God is giving us deeper faith.  We see, we know, we hope, and we love.  We know that He will constantly give us grace for whatever He asks.  This is what the saints mean when they speak of abandonment to God's will.  This is what Our Lady is talking about.  "Do whatever. . . ."  He'll work out everything else.  This is what Jesus did on the cross.  "Father, into your hands I commend My spirit."  "I give my entire life."  When we are on the cross, we don't know what will happen either.  This is constant conformity to God's will - to come into this deeper, deeper maturity.

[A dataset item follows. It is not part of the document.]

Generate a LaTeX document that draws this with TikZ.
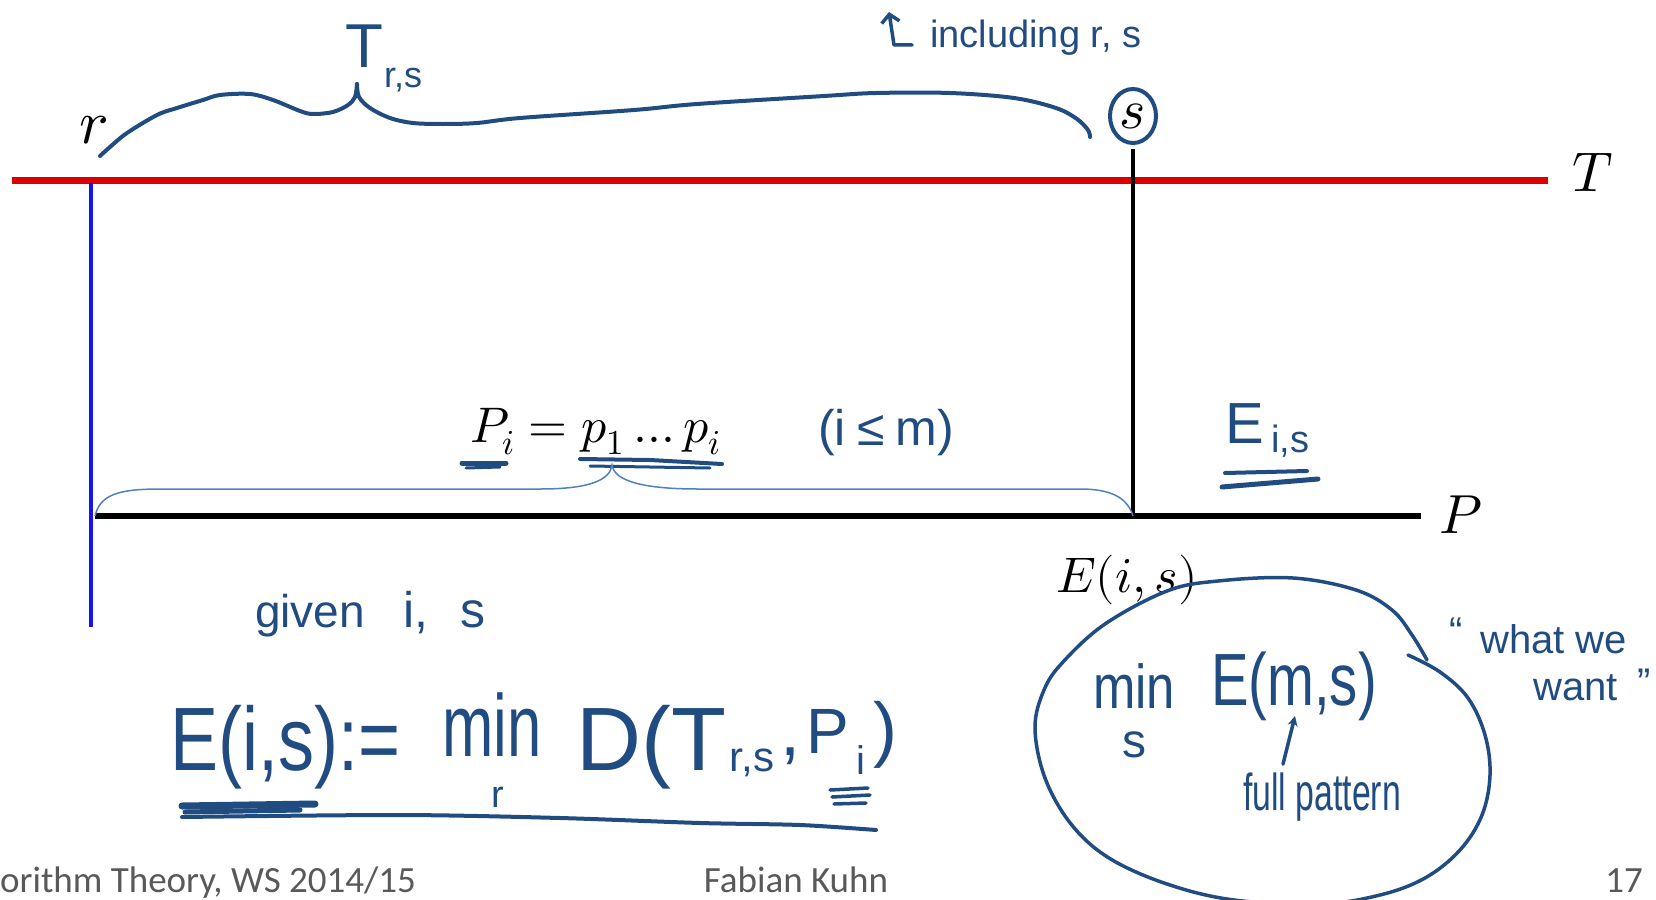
\documentclass[tikz,border=0pt]{standalone}
\usepackage{fontspec}
\usepackage{unicode-math}
\setmathfont{Latin Modern Math}
\newfontfamily\handfont{Liberation Sans}
\newfontfamily\footfont{Carlito}
\usetikzlibrary{arrows.meta,shapes.geometric}
\definecolor{pen}{RGB}{32,76,130}
\definecolor{tred}{RGB}{218,0,0}
\definecolor{bblue}{RGB}{20,20,240}
\definecolor{lbr}{RGB}{79,129,189}
\definecolor{footgray}{RGB}{89,89,89}
\newcommand\fsz[1]{\fontsize{#1}{#1}\selectfont}
\begin{document}
\begin{tikzpicture}[x=1pt,y=-1pt,
  hand/.style={text=pen, inner sep=0pt, font=\handfont},
  mlbl/.style={inner sep=0pt},
  penline/.style={draw=pen, line width=4pt, line cap=round, line join=round},
  lbrace/.style={draw=lbr, line width=1.5pt},
  foot/.style={text=footgray, inner sep=0pt, font=\footfont\fsz{37}}]
\useasboundingbox (0,0) rectangle (1656,899);

% main lines
\coordinate (Tl) at (12,180);
\coordinate (Tr) at (1548,180);
\draw[draw=tred, line width=7pt] (Tl) -- (Tr);
\node[mlbl] (Tlab) at (1593,173) {\fsz{56}$T$};

\coordinate (Bt) at (91,183);
\coordinate (Bb) at (91,627);
\draw[draw=bblue, line width=4.5pt] (Bt) -- (Bb);

\coordinate (Pl) at (95,516);
\coordinate (Pr) at (1421,516);
\draw[line width=6pt] (Pl) -- (Pr);
\node[mlbl] (Plab) at (1461,515) {\fsz{55}$P$};

\node[draw=pen, line width=4pt, ellipse, minimum width=46pt, minimum height=54pt, inner sep=0pt] (s) at (1133,116) {\fsz{56}$s$};
\coordinate (sP) at (s.south |- Pl);
\draw[line width=4.5pt] ([yshift=-4pt]s.south) -- (sP);

\node[mlbl] (r) at (94,130) {\fsz{62}$r$};

% handwritten brace over T
\draw[penline] plot[smooth, tension=0.55] coordinates {(100,156) (110,147) (127,133) (157,115) (177,108) (203,100) (220,95) (250,94) (273,100) (300,111) (313,114) (333,112) (348,105) (355,97) (357,84)};
\draw[penline] plot[smooth, tension=0.55] coordinates {(357,84) (359,97) (370,108) (390,118) (413,123) (443,124) (477,123) (520,118) (634,110) (697,104) (824,96) (876,93) (950,93) (1014,98) (1056,108) (1077,119) (1088,130) (1090,137)};
\node[hand] (Trs) at (364,46) {\fsz{62}T};
\node[hand] (Trssub) at (403,80) {\fsz{36}r,s};

% including r, s
\coordinate (ia) at (912,45);
\coordinate (ib) at (894,45);
\coordinate (ic) at (889,12);
\draw[penline, line width=3.5pt, -{Straight Barb[length=8pt,width=18pt,line width=3.5pt]}] (ia) -- (ib) -- (ic);
\node[hand, anchor=base west] (incl) at (930,48) {\fsz{38}including r, s};

% P_i
\node[mlbl, anchor=base west] (Pi) at (470,442) {\fsz{50}$P_i = p_1 \ldots p_i$};
\draw[penline, line width=5pt] (462,463) -- (506,463);
\draw[penline, line width=3pt] (466,468) -- (500,467);
\draw[penline, line width=4pt] (580,459) -- (650,460) -- (722,464);
\draw[penline, line width=3pt] (590,466) -- (710,468);
\node[hand, anchor=base west] (ism) at (818,445) {\fsz{50}(i\hspace{12pt}≤\hspace{10pt}m)};

% light brace under P_i
\draw[lbrace] (Pl) .. controls (100,496) and (115,489) .. (160,489) -- (540,489)
  .. controls (590,489) and (610,480) .. (612,465)
  .. controls (614,480) and (640,489) .. (698,489) -- (1080,489)
  .. controls (1115,489) and (1128,500) .. (sP);

% E_{i,s}
\node[hand] (Eis) at (1245,424) {\fsz{58}E};
\node[hand] (Eissub) at (1290,441) {\fsz{38}i,s};
\draw[penline] (1225,473) -- (1307,471);
\draw[penline, line width=5pt] (1222,487) -- (1318,479);

% E(i,s) label
\node[mlbl, anchor=base west] (Eisl) at (1056,592) {\fsz{50}$E(i,s)$};

% ellipse
\draw[penline, line width=3.5pt] plot[smooth, tension=0.6] coordinates {(1408,655) (1440,672) (1468,698) (1485,735) (1490,775) (1482,815) (1460,850) (1425,878) (1380,895) (1320,904) (1234,900) (1167,884) (1109,858) (1071,824) (1045,778) (1035,728) (1044,690) (1063,662) (1105,624) (1167,591) (1218,581) (1293,578) (1356,590) (1392,610) (1412,635) (1427,660)};
\node[hand, anchor=base] (mins) at (1134,708) {\fsz{62}\scalebox{0.82}[1]{min}};
\node[hand] (minsub) at (1134,745) {\fsz{48}s};
\node[hand, anchor=base west] (Ems) at (1211,705) {\fsz{74}\scalebox{0.76}[1]{E(m,s)}};
\node[hand, anchor=base west] (full) at (1243,810) {\fsz{52}\scalebox{0.65}[1]{full pattern}};
\draw[penline, line width=3.5pt, -{Stealth[length=10pt,width=10pt]}] (full.north -| 1283,0) ++(0,-8) -- (1295,716);

% what we want
\node[hand, anchor=base] (q1) at (1456,645) {\fsz{40}“};
\node[hand, anchor=base west] (ww) at (1480,653) {\fsz{40}what we};
\node[hand, anchor=base west] (wt) at (1533,700) {\fsz{40}want};
\node[hand, anchor=base] (q2) at (1644,696) {\fsz{40}”};

% given i, s
\node[hand, anchor=base west] (given) at (255,627) {\fsz{46}given};
\node[hand, anchor=base west] (gis) at (403,627) {\fsz{50}i,\hspace{32pt}s};

% big formula
\node[hand, anchor=base west] (F1) at (170,770) {\fsz{90}\scalebox{0.8}[1]{E(i,s):=}};
\node[hand, anchor=base west] (F2) at (442,756) {\fsz{88}\scalebox{0.7}[1]{min}};
\node[hand] (F2s) at (498,797) {\fsz{38}r};
\node[hand, anchor=base west] (F3) at (576,770) {\fsz{90}D(T};
\node[hand] (F3s) at (752,763) {\fsz{42}r,s};
\node[hand, anchor=base west] (F4) at (780,755) {\fsz{72},};
\node[hand, anchor=base west] (F5) at (806,753) {\fsz{64}P};
\node[hand] (F5s) at (861,760) {\fsz{40}i};
\node[hand, anchor=base west] (F6) at (873,753) {\fsz{72})};
\draw[penline, line width=7pt] (182,806) -- (315,804);
\draw[penline, line width=5pt] (185,812) -- (300,810);
\draw[penline] plot[smooth] coordinates {(182,817) (400,815) (560,818) (700,823) (800,825) (876,830)};
\draw[penline, line width=3.5pt] (830,790) -- (868,788);
\draw[penline, line width=3.5pt] (832,797) -- (870,795);
\draw[penline, line width=3.5pt] (834,804) -- (866,803);

% footer
\node[foot, anchor=base west] (f1) at (0,892) {orithm Theory, WS 2014/15};
\node[foot, anchor=base] (f2) at (796,892) {Fabian Kuhn};
\node[foot, anchor=base east] (f3) at (1643,892) {17};
\end{tikzpicture}
\end{document}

If we're starting to see that our faith isn't where we really feel it should be ("I can believe, but still, Lord, I'm not there all the time."), then we have the beautiful prayer of the man in the Gospel, "Lord I do believe, but help my unbelief."  We need to believe in season and out of season because faith puts us in a whole other world; it puts us totally in God's world.  So we have to keep climbing, and God will make sure our faith is going to be tried.  There will be trials and temptations, but that is part of  "Come Higher, Friends."  He will give us events and people and all the ways necessary to increase our faith.  "I believe."  "This is the way.  Walk in it."  No matter what stage of the interior journey, we always have freedom, however, to say "no".  We always have an option.  We always have a choice.  So we always beg, particularly of Our Lady, for that fiat grace to say "yes", no matter where we are.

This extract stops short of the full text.